There's some discussion in the comments, including some (little) elaboration from Eliezer, the author, in a comment at 5:27pm on 2009-02-02 and another at 12:33am the following day.


a pdf version, for those who prefer such things: http://robinhanson.typepad.com/files/three-worlds-collide.pd...


Ok, just finished reading the story. Here are my impressions:

- Stylistically, I really enjoyed the story... as someone mentioned earlier, it seems to be a have a bit of a Charles Stross influence, whose SF work I like immensely. Would read again!

--- SPOILER ALERT ---

- I was a bit disappointed in the (real) ending. I would have given humanity a bit more credit for being willing to change, for the better (arguably).


rms posted the table-of-contents here: http://news.ycombinator.com/item?id=469426

no discussion yet, though.


I tried the first chapter too, but people don't upvote it... no one has the time to read anything? I would keep trying until it sticks.


Overall, a poor story. I continually tried to place myself in the minds of people living through this encounter and failed. Only the Confessor seemed to offer any insite into this culture. People simply would not jump to such conclusions so immediately. Yes, people might be horrified about conscious children being eaten but they would not immediately jump to conclusions of Lets Invade!

The story seemed lime an ad-hoc mix of the ideas of Charles Stross, Ray Bradbury, and edited by the rambling and incoherent Steve Gilmore


One theme in Eliezer Yudkowsky's other writing (which is mostly not fictional, at least not overtly so) is that the future is likely to be weirder than we expect, and that non-human minds are likely to be much much much weirder than we expect.

Therefore, if it's difficult to put oneself in the minds of the characters of the story, "that's not a bug, it's a feature".
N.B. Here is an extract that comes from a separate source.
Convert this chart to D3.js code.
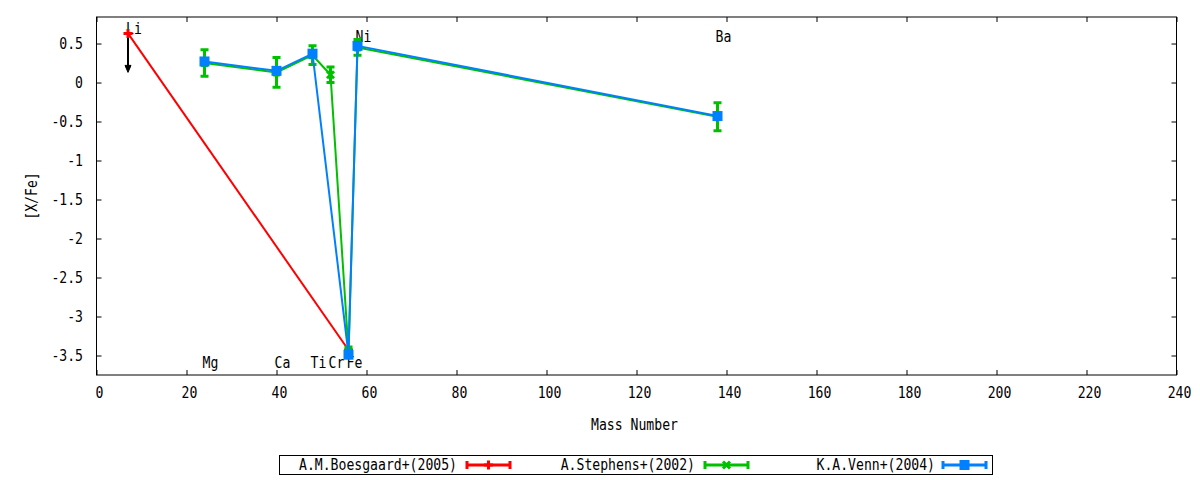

Also, we are supposed to imagine that the people in the story are smarter and more disciplined thinkers than we are.

Therefore, if the characters reach quickly conclusions that we would agonize over for longer, that again may be a feature rather than a bug. (It depends on how good their reasoning actually turns out to be.)

The story probably does (as it stands) assume too much acquaintance with the ideas Eliezer's been talking about on the "Overcoming Bias" blog; but then, that's where it was posted.


Also, the story reads like a fable in a SF setting. 'Realism' doesn't seem a fitting priority. A more believable account of the mental processes of the crew would add bulk without substance to the narration.


It was so bad that I read all 8 parts!


Your comment indicates you probably lost interest before part 4. Give it a chance. It's better than you describe.


<sarcasm>Like the pro-rape defense</sarcasm>


Just remember the only human as we know them in the story is the Confessor.

A central point of the series is to discuss the validity of imposing one's moral standards on others with little or no shared background.


Just remember the only human as we know them in the story is the Confessor.

A central point of the series is to discuss the validity of imposing one's moral standards on others that share little or no background with you.


The first part was great. A great opening. The second part was so bad I couldn't continue.

What a shame.


Thanks, enjoyed the first part, and I'll look forward to reading the rest later.


Great reference of the number of ships they would send to save a child:65536.